▸ **Data**
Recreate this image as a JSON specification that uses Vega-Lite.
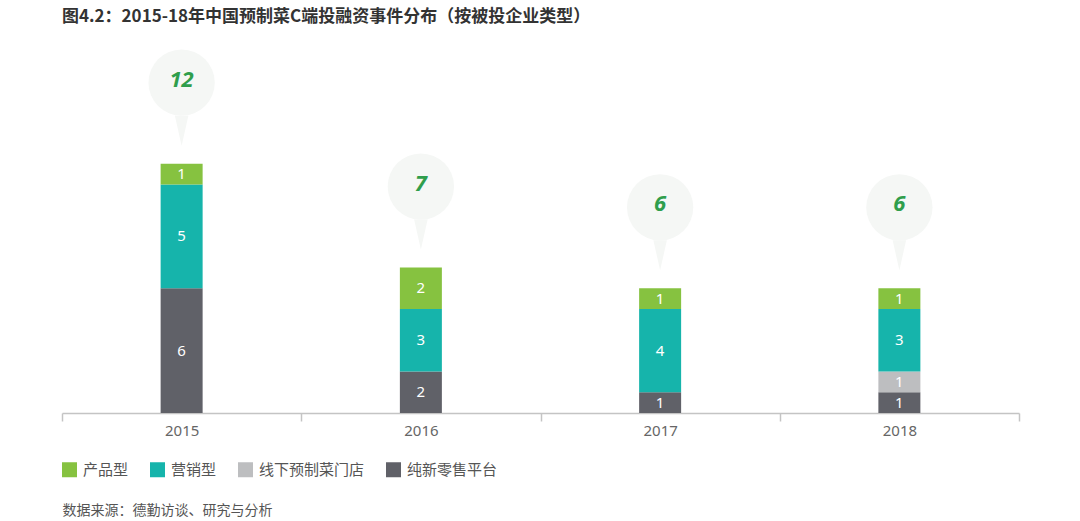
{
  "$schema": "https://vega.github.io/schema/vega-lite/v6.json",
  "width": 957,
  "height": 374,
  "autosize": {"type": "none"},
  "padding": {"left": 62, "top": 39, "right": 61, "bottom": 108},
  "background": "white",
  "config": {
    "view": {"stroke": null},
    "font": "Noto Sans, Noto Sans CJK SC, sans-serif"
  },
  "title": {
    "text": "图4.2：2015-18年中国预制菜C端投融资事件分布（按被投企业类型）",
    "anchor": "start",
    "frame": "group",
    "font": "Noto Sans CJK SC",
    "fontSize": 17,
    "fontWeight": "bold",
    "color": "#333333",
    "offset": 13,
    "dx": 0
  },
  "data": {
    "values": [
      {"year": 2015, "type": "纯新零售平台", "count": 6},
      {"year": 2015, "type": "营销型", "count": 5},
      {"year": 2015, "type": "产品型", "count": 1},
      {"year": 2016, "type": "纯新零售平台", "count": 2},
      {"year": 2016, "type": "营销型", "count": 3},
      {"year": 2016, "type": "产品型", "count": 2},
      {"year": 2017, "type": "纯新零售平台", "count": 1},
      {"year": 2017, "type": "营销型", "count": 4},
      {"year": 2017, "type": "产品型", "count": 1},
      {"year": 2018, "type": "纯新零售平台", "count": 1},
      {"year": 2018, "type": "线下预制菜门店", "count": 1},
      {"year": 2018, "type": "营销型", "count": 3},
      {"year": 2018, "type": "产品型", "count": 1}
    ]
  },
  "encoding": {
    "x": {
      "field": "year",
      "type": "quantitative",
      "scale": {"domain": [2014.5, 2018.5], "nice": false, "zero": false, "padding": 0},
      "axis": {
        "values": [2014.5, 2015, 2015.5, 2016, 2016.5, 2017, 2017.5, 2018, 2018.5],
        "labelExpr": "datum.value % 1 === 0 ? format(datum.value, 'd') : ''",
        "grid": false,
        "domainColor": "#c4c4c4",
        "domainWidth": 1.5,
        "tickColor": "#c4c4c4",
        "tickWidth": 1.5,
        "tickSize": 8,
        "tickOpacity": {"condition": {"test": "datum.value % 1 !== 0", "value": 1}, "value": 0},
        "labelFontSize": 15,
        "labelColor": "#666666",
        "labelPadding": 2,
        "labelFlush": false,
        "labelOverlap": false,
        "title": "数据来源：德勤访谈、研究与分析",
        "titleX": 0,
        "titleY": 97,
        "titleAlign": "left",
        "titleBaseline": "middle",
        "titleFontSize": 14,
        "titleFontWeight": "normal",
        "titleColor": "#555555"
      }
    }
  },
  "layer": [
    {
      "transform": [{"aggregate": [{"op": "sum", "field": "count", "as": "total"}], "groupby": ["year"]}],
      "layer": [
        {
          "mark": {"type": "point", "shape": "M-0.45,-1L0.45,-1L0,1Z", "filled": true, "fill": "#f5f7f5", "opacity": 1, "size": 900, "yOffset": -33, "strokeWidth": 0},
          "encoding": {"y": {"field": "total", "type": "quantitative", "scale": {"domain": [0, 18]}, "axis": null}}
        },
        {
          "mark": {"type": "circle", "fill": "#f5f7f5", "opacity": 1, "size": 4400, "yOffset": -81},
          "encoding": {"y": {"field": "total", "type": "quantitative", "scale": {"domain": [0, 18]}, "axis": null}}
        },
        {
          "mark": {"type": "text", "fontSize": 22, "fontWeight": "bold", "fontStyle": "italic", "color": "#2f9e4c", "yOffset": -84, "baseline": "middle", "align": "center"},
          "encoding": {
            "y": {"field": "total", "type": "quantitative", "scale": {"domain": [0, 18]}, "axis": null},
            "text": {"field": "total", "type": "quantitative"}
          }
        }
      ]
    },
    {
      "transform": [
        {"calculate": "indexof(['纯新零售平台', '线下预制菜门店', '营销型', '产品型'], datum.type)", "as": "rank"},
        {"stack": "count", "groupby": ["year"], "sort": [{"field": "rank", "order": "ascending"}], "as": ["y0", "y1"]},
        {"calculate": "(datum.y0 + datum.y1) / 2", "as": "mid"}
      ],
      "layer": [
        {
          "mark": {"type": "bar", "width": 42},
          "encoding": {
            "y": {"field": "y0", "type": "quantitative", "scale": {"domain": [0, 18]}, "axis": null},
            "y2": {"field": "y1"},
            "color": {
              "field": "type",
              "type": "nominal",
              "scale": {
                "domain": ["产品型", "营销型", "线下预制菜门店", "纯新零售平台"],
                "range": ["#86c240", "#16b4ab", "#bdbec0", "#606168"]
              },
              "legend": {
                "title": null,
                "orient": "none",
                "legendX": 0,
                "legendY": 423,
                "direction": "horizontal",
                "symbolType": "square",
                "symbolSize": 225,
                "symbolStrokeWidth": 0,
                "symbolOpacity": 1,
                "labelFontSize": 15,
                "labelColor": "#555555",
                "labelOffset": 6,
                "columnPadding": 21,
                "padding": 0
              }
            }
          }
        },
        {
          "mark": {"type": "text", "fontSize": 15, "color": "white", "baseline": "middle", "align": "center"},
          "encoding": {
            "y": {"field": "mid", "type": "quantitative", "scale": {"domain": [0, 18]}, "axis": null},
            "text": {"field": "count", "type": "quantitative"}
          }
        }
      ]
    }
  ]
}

▸ **Aim of the exercise**
Make an exact copy of all the material, but keep the pictures out of it.

▸ **Reply to the task**
Recreate this image as a JSON specification that uses Vega-Lite.
{
  "$schema": "https://vega.github.io/schema/vega-lite/v6.json",
  "width": 957,
  "height": 374,
  "autosize": {"type": "none"},
  "padding": {"left": 62, "top": 39, "right": 61, "bottom": 108},
  "background": "white",
  "config": {
    "view": {"stroke": null},
    "font": "Noto Sans, Noto Sans CJK SC, sans-serif"
  },
  "title": {
    "text": "图4.2：2015-18年中国预制菜C端投融资事件分布（按被投企业类型）",
    "anchor": "start",
    "frame": "group",
    "font": "Noto Sans CJK SC",
    "fontSize": 17,
    "fontWeight": "bold",
    "color": "#333333",
    "offset": 13,
    "dx": 0
  },
  "data": {
    "values": [
      {"year": 2015, "type": "纯新零售平台", "count": 6},
      {"year": 2015, "type": "营销型", "count": 5},
      {"year": 2015, "type": "产品型", "count": 1},
      {"year": 2016, "type": "纯新零售平台", "count": 2},
      {"year": 2016, "type": "营销型", "count": 3},
      {"year": 2016, "type": "产品型", "count": 2},
      {"year": 2017, "type": "纯新零售平台", "count": 1},
      {"year": 2017, "type": "营销型", "count": 4},
      {"year": 2017, "type": "产品型", "count": 1},
      {"year": 2018, "type": "纯新零售平台", "count": 1},
      {"year": 2018, "type": "线下预制菜门店", "count": 1},
      {"year": 2018, "type": "营销型", "count": 3},
      {"year": 2018, "type": "产品型", "count": 1}
    ]
  },
  "encoding": {
    "x": {
      "field": "year",
      "type": "quantitative",
      "scale": {"domain": [2014.5, 2018.5], "nice": false, "zero": false, "padding": 0},
      "axis": {
        "values": [2014.5, 2015, 2015.5, 2016, 2016.5, 2017, 2017.5, 2018, 2018.5],
        "labelExpr": "datum.value % 1 === 0 ? format(datum.value, 'd') : ''",
        "grid": false,
        "domainColor": "#c4c4c4",
        "domainWidth": 1.5,
        "tickColor": "#c4c4c4",
        "tickWidth": 1.5,
        "tickSize": 8,
        "tickOpacity": {"condition": {"test": "datum.value % 1 !== 0", "value": 1}, "value": 0},
        "labelFontSize": 15,
        "labelColor": "#666666",
        "labelPadding": 2,
        "labelFlush": false,
        "labelOverlap": false,
        "title": "数据来源：德勤访谈、研究与分析",
        "titleX": 0,
        "titleY": 97,
        "titleAlign": "left",
        "titleBaseline": "middle",
        "titleFontSize": 14,
        "titleFontWeight": "normal",
        "titleColor": "#555555"
      }
    }
  },
  "layer": [
    {
      "transform": [{"aggregate": [{"op": "sum", "field": "count", "as": "total"}], "groupby": ["year"]}],
      "layer": [
        {
          "mark": {"type": "point", "shape": "M-0.45,-1L0.45,-1L0,1Z", "filled": true, "fill": "#f5f7f5", "opacity": 1, "size": 900, "yOffset": -33, "strokeWidth": 0},
          "encoding": {"y": {"field": "total", "type": "quantitative", "scale": {"domain": [0, 18]}, "axis": null}}
        },
        {
          "mark": {"type": "circle", "fill": "#f5f7f5", "opacity": 1, "size": 4400, "yOffset": -81},
          "encoding": {"y": {"field": "total", "type": "quantitative", "scale": {"domain": [0, 18]}, "axis": null}}
        },
        {
          "mark": {"type": "text", "fontSize": 22, "fontWeight": "bold", "fontStyle": "italic", "color": "#2f9e4c", "yOffset": -84, "baseline": "middle", "align": "center"},
          "encoding": {
            "y": {"field": "total", "type": "quantitative", "scale": {"domain": [0, 18]}, "axis": null},
            "text": {"field": "total", "type": "quantitative"}
          }
        }
      ]
    },
    {
      "transform": [
        {"calculate": "indexof(['纯新零售平台', '线下预制菜门店', '营销型', '产品型'], datum.type)", "as": "rank"},
        {"stack": "count", "groupby": ["year"], "sort": [{"field": "rank", "order": "ascending"}], "as": ["y0", "y1"]},
        {"calculate": "(datum.y0 + datum.y1) / 2", "as": "mid"}
      ],
      "layer": [
        {
          "mark": {"type": "bar", "width": 42},
          "encoding": {
            "y": {"field": "y0", "type": "quantitative", "scale": {"domain": [0, 18]}, "axis": null},
            "y2": {"field": "y1"},
            "color": {
              "field": "type",
              "type": "nominal",
              "scale": {
                "domain": ["产品型", "营销型", "线下预制菜门店", "纯新零售平台"],
                "range": ["#86c240", "#16b4ab", "#bdbec0", "#606168"]
              },
              "legend": {
                "title": null,
                "orient": "none",
                "legendX": 0,
                "legendY": 423,
                "direction": "horizontal",
                "symbolType": "square",
                "symbolSize": 225,
                "symbolStrokeWidth": 0,
                "symbolOpacity": 1,
                "labelFontSize": 15,
                "labelColor": "#555555",
                "labelOffset": 6,
                "columnPadding": 21,
                "padding": 0
              }
            }
          }
        },
        {
          "mark": {"type": "text", "fontSize": 15, "color": "white", "baseline": "middle", "align": "center"},
          "encoding": {
            "y": {"field": "mid", "type": "quantitative", "scale": {"domain": [0, 18]}, "axis": null},
            "text": {"field": "count", "type": "quantitative"}
          }
        }
      ]
    }
  ]
}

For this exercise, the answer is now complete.